(PROBLEM DETAILS): Leave out the pictures and copy every record exactly.

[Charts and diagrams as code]
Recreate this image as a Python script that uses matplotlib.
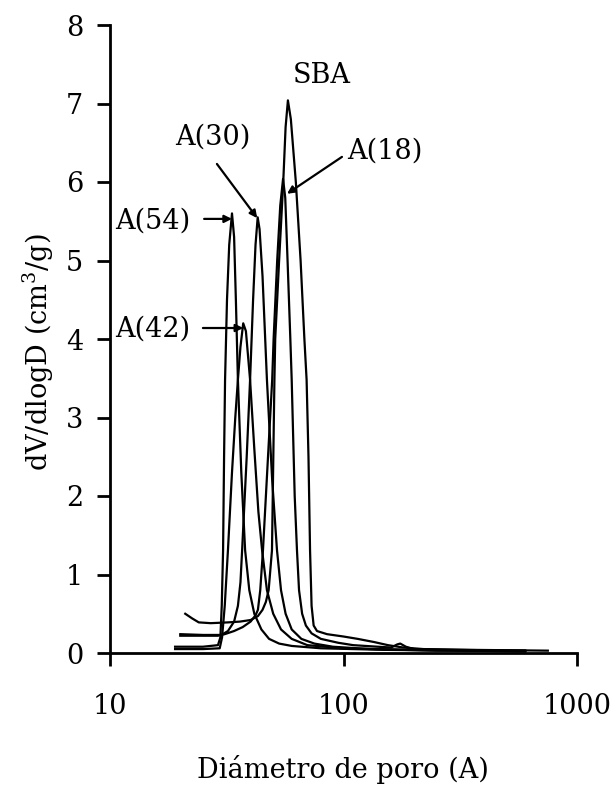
import matplotlib
matplotlib.use("Agg")
import matplotlib.pyplot as plt

plt.rcParams['font.family'] = ['DejaVu Serif']

# pore diameter (A) and dV/dlogD (cm3/g) for each sample
sba_x = [21, 22.5, 24, 27, 32, 36, 40, 43, 45, 46.5, 47.8, 49.4, 50.6, 51.0, 53.0, 55.2, 56.5, 57.8,
         59.5, 62.5, 65.5, 68.0, 69.5, 70.8, 71.9, 73.0, 74.5, 77, 85, 100, 115, 135, 155, 180, 220, 350, 750]
sba_y = [0.5, 0.44, 0.39, 0.38, 0.39, 0.4, 0.42, 0.47, 0.55, 0.65, 0.8, 1.31, 3.48, 4.0, 5.0, 6.0, 6.7, 7.04,
         6.8, 6.0, 5.0, 4.0, 3.48, 2.5, 1.31, 0.6, 0.35, 0.28, 0.24, 0.21, 0.18, 0.14, 0.1, 0.07, 0.05, 0.04, 0.03]

a18_x = [20, 25, 29, 31, 34, 37, 40, 42, 43, 44, 45.2, 47.5, 49.5, 50.2, 52, 53.6, 55.1,
         56.3, 57.6, 59.2, 60.0, 61.8, 63.2, 64.5, 66.5, 69, 73, 80, 95, 110, 140, 160, 170, 175, 185, 200, 300, 600]
a18_y = [0.22, 0.22, 0.22, 0.24, 0.28, 0.33, 0.4, 0.48, 0.55, 0.8, 1.31, 2.5, 3.48, 4.0, 5.0, 5.7, 6.04,
         5.8, 5.0, 4.0, 3.48, 2.0, 1.31, 0.8, 0.5, 0.35, 0.25, 0.18, 0.13, 0.1, 0.08, 0.07, 0.11, 0.12, 0.08, 0.05, 0.04, 0.03]

a30_x = [20, 25, 30, 32, 34, 35.3, 36.2, 36.8, 38.5, 39.8, 41.0, 42.0, 42.9, 43.7, 45.0, 47.0, 49.5, 51.9,
         54, 56.5, 60, 66, 75, 90, 130, 250, 600]
a30_y = [0.24, 0.23, 0.23, 0.28, 0.4, 0.6, 0.9, 1.31, 2.5, 3.48, 4.5, 5.2, 5.55, 5.4, 4.8, 3.48, 2.2, 1.31,
         0.8, 0.5, 0.3, 0.18, 0.12, 0.08, 0.05, 0.03, 0.03]

a54_x = [19, 25, 29, 29.7, 30.1, 30.5, 30.8, 31.1, 31.7, 32.4, 33.3, 34.0, 34.6, 35.3, 36.5, 37.9,
         39.5, 41.5, 44.5, 48, 53, 60, 80, 150, 600]
a54_y = [0.08, 0.08, 0.1, 0.2, 0.6, 1.31, 2.5, 3.48, 4.5, 5.2, 5.6, 5.3, 4.5, 3.48, 2.3, 1.31,
         0.8, 0.5, 0.3, 0.18, 0.12, 0.09, 0.06, 0.04, 0.02]

a42_x = [19, 25, 29.5, 30.2, 31, 32, 33.3, 34.4, 35.3, 36.2, 37.2, 38.2, 39.8, 41.5, 43.2, 44.8,
         47, 50, 54, 60, 70, 100, 200, 600]
a42_y = [0.05, 0.05, 0.06, 0.2, 0.6, 1.31, 2.3, 3.0, 3.48, 3.9, 4.2, 4.1, 3.48, 2.6, 1.8, 1.31,
         0.8, 0.5, 0.3, 0.18, 0.1, 0.06, 0.04, 0.02]

x_ticks = [10, 100, 1000]
x_tick_labels = ['10', '100', '1000']
y_ticks = [0, 1, 2, 3, 4, 5, 6, 7, 8]

fs = 19.5
fig = plt.figure(figsize=(6.11, 7.91), dpi=100)
ax = fig.add_axes([110 / 611, 138 / 791, 467 / 611, 628 / 791])

for xs, ys in [(sba_x, sba_y), (a18_x, a18_y), (a30_x, a30_y), (a54_x, a54_y), (a42_x, a42_y)]:
    ax.plot(xs, ys, color='black', lw=1.6, solid_joinstyle='round')

ax.set_xscale('log')
ax.set_xlim(10, 1000)
ax.set_ylim(0, 8)
ax.set_xticks(x_ticks)
ax.set_xticklabels(x_tick_labels)
ax.minorticks_off()
ax.set_yticks(y_ticks)

for s in ['top', 'right']:
    ax.spines[s].set_visible(False)
for s in ['left', 'bottom']:
    ax.spines[s].set_linewidth(2.0)

ax.tick_params(axis='y', direction='out', length=9.4, width=2.0, labelsize=fs, pad=10)
ax.tick_params(axis='x', direction='out', length=9, width=2.0, labelsize=fs, pad=20)

fig.text(343 / 611, 13 / 791, 'Diámetro de poro (A)', fontsize=fs, ha='center', va='baseline')
fig.text(38.5 / 611, (791 - 352) / 791, 'dV/dlogD (cm$^\\mathregular{3}$/g)', fontsize=fs,
         ha='center', va='center', rotation=90)

ax.text(80.9, 7.36, 'SBA', fontsize=fs, ha='center', va='center')
ax.text(27.6, 6.57, 'A(30)', fontsize=fs, ha='center', va='center')
ax.text(150.7, 6.39, 'A(18)', fontsize=fs, ha='center', va='center')
ax.text(15.3, 5.50, 'A(54)', fontsize=fs, ha='center', va='center')
ax.text(15.3, 4.13, 'A(42)', fontsize=fs, ha='center', va='center')

ap = dict(arrowstyle='-|>', lw=1.6, color='black', mutation_scale=11, shrinkA=0, shrinkB=0)
ax.annotate('', xy=(33.3, 5.53), xytext=(25.3, 5.53), arrowprops=ap)
ax.annotate('', xy=(37.2, 4.14), xytext=(25.0, 4.14), arrowprops=ap)
ax.annotate('', xy=(42.7, 5.54), xytext=(28.7, 6.23), arrowprops=ap)
ax.annotate('', xy=(57.3, 5.85), xytext=(98.5, 6.32), arrowprops=ap)

fig.savefig('out.png', dpi=100)
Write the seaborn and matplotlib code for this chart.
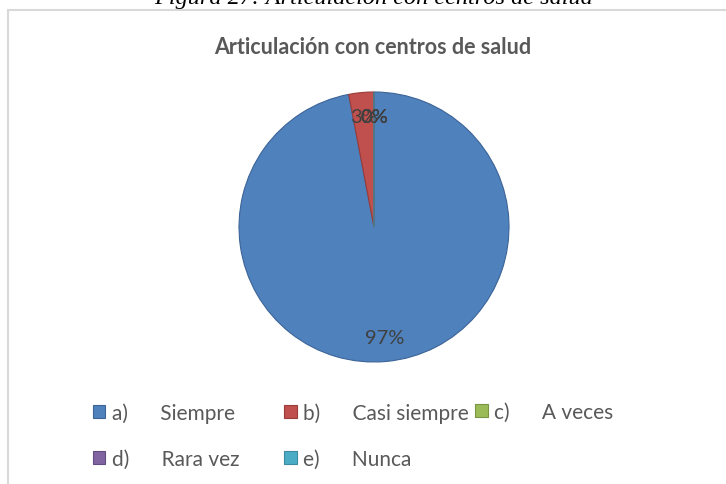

(COMPLETE ANSWER):
Recreate this image as a Python script that uses matplotlib.
import matplotlib
matplotlib.use("Agg")
import matplotlib.pyplot as plt

plt.rcParams['font.family'] = ['DejaVu Serif']

# pore diameter (A) and dV/dlogD (cm3/g) for each sample
sba_x = [21, 22.5, 24, 27, 32, 36, 40, 43, 45, 46.5, 47.8, 49.4, 50.6, 51.0, 53.0, 55.2, 56.5, 57.8,
         59.5, 62.5, 65.5, 68.0, 69.5, 70.8, 71.9, 73.0, 74.5, 77, 85, 100, 115, 135, 155, 180, 220, 350, 750]
sba_y = [0.5, 0.44, 0.39, 0.38, 0.39, 0.4, 0.42, 0.47, 0.55, 0.65, 0.8, 1.31, 3.48, 4.0, 5.0, 6.0, 6.7, 7.04,
         6.8, 6.0, 5.0, 4.0, 3.48, 2.5, 1.31, 0.6, 0.35, 0.28, 0.24, 0.21, 0.18, 0.14, 0.1, 0.07, 0.05, 0.04, 0.03]

a18_x = [20, 25, 29, 31, 34, 37, 40, 42, 43, 44, 45.2, 47.5, 49.5, 50.2, 52, 53.6, 55.1,
         56.3, 57.6, 59.2, 60.0, 61.8, 63.2, 64.5, 66.5, 69, 73, 80, 95, 110, 140, 160, 170, 175, 185, 200, 300, 600]
a18_y = [0.22, 0.22, 0.22, 0.24, 0.28, 0.33, 0.4, 0.48, 0.55, 0.8, 1.31, 2.5, 3.48, 4.0, 5.0, 5.7, 6.04,
         5.8, 5.0, 4.0, 3.48, 2.0, 1.31, 0.8, 0.5, 0.35, 0.25, 0.18, 0.13, 0.1, 0.08, 0.07, 0.11, 0.12, 0.08, 0.05, 0.04, 0.03]

a30_x = [20, 25, 30, 32, 34, 35.3, 36.2, 36.8, 38.5, 39.8, 41.0, 42.0, 42.9, 43.7, 45.0, 47.0, 49.5, 51.9,
         54, 56.5, 60, 66, 75, 90, 130, 250, 600]
a30_y = [0.24, 0.23, 0.23, 0.28, 0.4, 0.6, 0.9, 1.31, 2.5, 3.48, 4.5, 5.2, 5.55, 5.4, 4.8, 3.48, 2.2, 1.31,
         0.8, 0.5, 0.3, 0.18, 0.12, 0.08, 0.05, 0.03, 0.03]

a54_x = [19, 25, 29, 29.7, 30.1, 30.5, 30.8, 31.1, 31.7, 32.4, 33.3, 34.0, 34.6, 35.3, 36.5, 37.9,
         39.5, 41.5, 44.5, 48, 53, 60, 80, 150, 600]
a54_y = [0.08, 0.08, 0.1, 0.2, 0.6, 1.31, 2.5, 3.48, 4.5, 5.2, 5.6, 5.3, 4.5, 3.48, 2.3, 1.31,
         0.8, 0.5, 0.3, 0.18, 0.12, 0.09, 0.06, 0.04, 0.02]

a42_x = [19, 25, 29.5, 30.2, 31, 32, 33.3, 34.4, 35.3, 36.2, 37.2, 38.2, 39.8, 41.5, 43.2, 44.8,
         47, 50, 54, 60, 70, 100, 200, 600]
a42_y = [0.05, 0.05, 0.06, 0.2, 0.6, 1.31, 2.3, 3.0, 3.48, 3.9, 4.2, 4.1, 3.48, 2.6, 1.8, 1.31,
         0.8, 0.5, 0.3, 0.18, 0.1, 0.06, 0.04, 0.02]

x_ticks = [10, 100, 1000]
x_tick_labels = ['10', '100', '1000']
y_ticks = [0, 1, 2, 3, 4, 5, 6, 7, 8]

fs = 19.5
fig = plt.figure(figsize=(6.11, 7.91), dpi=100)
ax = fig.add_axes([110 / 611, 138 / 791, 467 / 611, 628 / 791])

for xs, ys in [(sba_x, sba_y), (a18_x, a18_y), (a30_x, a30_y), (a54_x, a54_y), (a42_x, a42_y)]:
    ax.plot(xs, ys, color='black', lw=1.6, solid_joinstyle='round')

ax.set_xscale('log')
ax.set_xlim(10, 1000)
ax.set_ylim(0, 8)
ax.set_xticks(x_ticks)
ax.set_xticklabels(x_tick_labels)
ax.minorticks_off()
ax.set_yticks(y_ticks)

for s in ['top', 'right']:
    ax.spines[s].set_visible(False)
for s in ['left', 'bottom']:
    ax.spines[s].set_linewidth(2.0)

ax.tick_params(axis='y', direction='out', length=9.4, width=2.0, labelsize=fs, pad=10)
ax.tick_params(axis='x', direction='out', length=9, width=2.0, labelsize=fs, pad=20)

fig.text(343 / 611, 13 / 791, 'Diámetro de poro (A)', fontsize=fs, ha='center', va='baseline')
fig.text(38.5 / 611, (791 - 352) / 791, 'dV/dlogD (cm$^\\mathregular{3}$/g)', fontsize=fs,
         ha='center', va='center', rotation=90)

ax.text(80.9, 7.36, 'SBA', fontsize=fs, ha='center', va='center')
ax.text(27.6, 6.57, 'A(30)', fontsize=fs, ha='center', va='center')
ax.text(150.7, 6.39, 'A(18)', fontsize=fs, ha='center', va='center')
ax.text(15.3, 5.50, 'A(54)', fontsize=fs, ha='center', va='center')
ax.text(15.3, 4.13, 'A(42)', fontsize=fs, ha='center', va='center')

ap = dict(arrowstyle='-|>', lw=1.6, color='black', mutation_scale=11, shrinkA=0, shrinkB=0)
ax.annotate('', xy=(33.3, 5.53), xytext=(25.3, 5.53), arrowprops=ap)
ax.annotate('', xy=(37.2, 4.14), xytext=(25.0, 4.14), arrowprops=ap)
ax.annotate('', xy=(42.7, 5.54), xytext=(28.7, 6.23), arrowprops=ap)
ax.annotate('', xy=(57.3, 5.85), xytext=(98.5, 6.32), arrowprops=ap)

fig.savefig('out.png', dpi=100)
Write the seaborn and matplotlib code for this chart.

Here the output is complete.